**Directions**:
Copy every line with the string "Generate" in it.

**Material provided**:
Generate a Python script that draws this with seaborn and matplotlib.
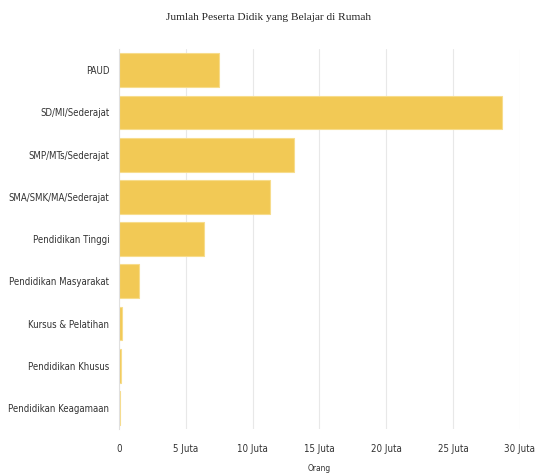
import matplotlib
matplotlib.use("Agg")
import matplotlib.pyplot as plt
import seaborn as sns
import pandas as pd
from matplotlib import font_manager

categories = ["PAUD", "SD/MI/Sederajat", "SMP/MTs/Sederajat", "SMA/SMK/MA/Sederajat",
              "Pendidikan Tinggi", "Pendidikan Masyarakat", "Kursus & Pelatihan",
              "Pendidikan Khusus", "Pendidikan Keagamaan"]
values_juta = [7.46, 28.62, 13.09, 11.29, 6.36, 1.52, 0.25, 0.15, 0.10]
tick_values = [0, 5, 10, 15, 20, 25, 30]
tick_labels = ["0", "5 Juta", "10 Juta", "15 Juta", "20 Juta", "25 Juta", "30 Juta"]

df = pd.DataFrame({"kategori": categories, "orang": values_juta})

sns.set_theme(style="white")
plt.rcParams["font.family"] = ["Liberation Sans", "DejaVu Sans"]

# look for a condensed sans font
cond = None
for f in sorted(font_manager.fontManager.ttflist, key=lambda e: e.fname):
    fn = f.fname.lower()
    if ("condensed" in fn or "narrow" in fn) and "bold" not in fn and "italic" not in fn \
            and "oblique" not in fn and "light" not in fn and "mono" not in fn and "serif" not in fn:
        cond = f.fname
        break

def fp(size):
    if cond:
        return font_manager.FontProperties(fname=cond, size=size)
    return font_manager.FontProperties(family=["Liberation Sans", "DejaVu Sans"], size=size * 0.85)

fig = plt.figure(figsize=(5.38, 4.73), dpi=100)
ax = fig.add_axes([0.2212, 0.093, 0.7453, 0.803])

sns.barplot(data=df, y="kategori", x="orang", orient="h", color="#F2C955",
            saturation=1, width=0.8, edgecolor="#F7DC8C", linewidth=0.8, ax=ax, zorder=2)

ax.set_xlim(0, 30)
ax.set_xticks(tick_values)
ax.set_xticklabels(tick_labels)
ax.tick_params(axis="y", colors="#333333", length=4, width=0.6, color="#cccccc", pad=3)
ax.tick_params(axis="x", length=0, pad=11, colors="#333333")
for lab in ax.get_yticklabels():
    lab.set_fontproperties(fp(6.9))
    lab.set_color("#333333")
for lab in ax.get_xticklabels():
    lab.set_fontproperties(fp(7.0))
    lab.set_color("#333333")
ax.grid(axis="x", color="#e8e8e8", linewidth=0.8, zorder=0)
ax.set_axisbelow(True)
for s in ["top", "right", "bottom"]:
    ax.spines[s].set_visible(False)
ax.spines["left"].set_color("#e0e0e0")
ax.spines["left"].set_linewidth(0.8)
ax.set_ylabel("")
xl = ax.set_xlabel("Orang", color="#333333", labelpad=7)
p = fp(6.0)
p.set_weight("bold")
xl.set_fontproperties(p)

fig.text(0.5, 0.962, "Jumlah Peserta Didik yang Belajar di Rumah", ha="center", va="center",
         fontsize=8.2, family=["Liberation Serif", "DejaVu Serif"], color="#222222")

fig.savefig("out.png", dpi=100)
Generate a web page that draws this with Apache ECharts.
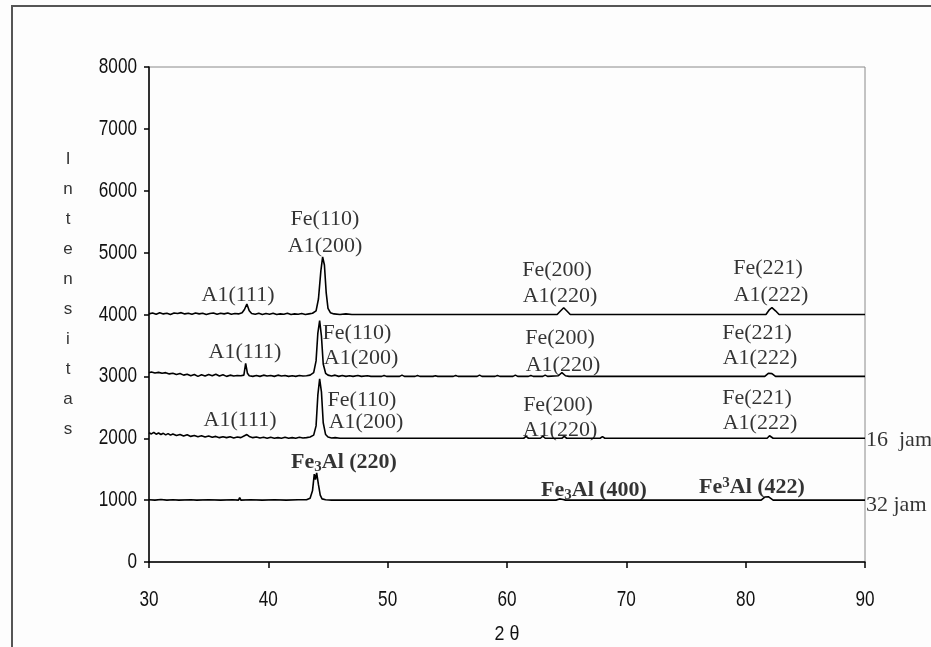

**Response for this exercise**:
Generate a Python script that draws this with seaborn and matplotlib.
Generate a web page that draws this with Apache ECharts.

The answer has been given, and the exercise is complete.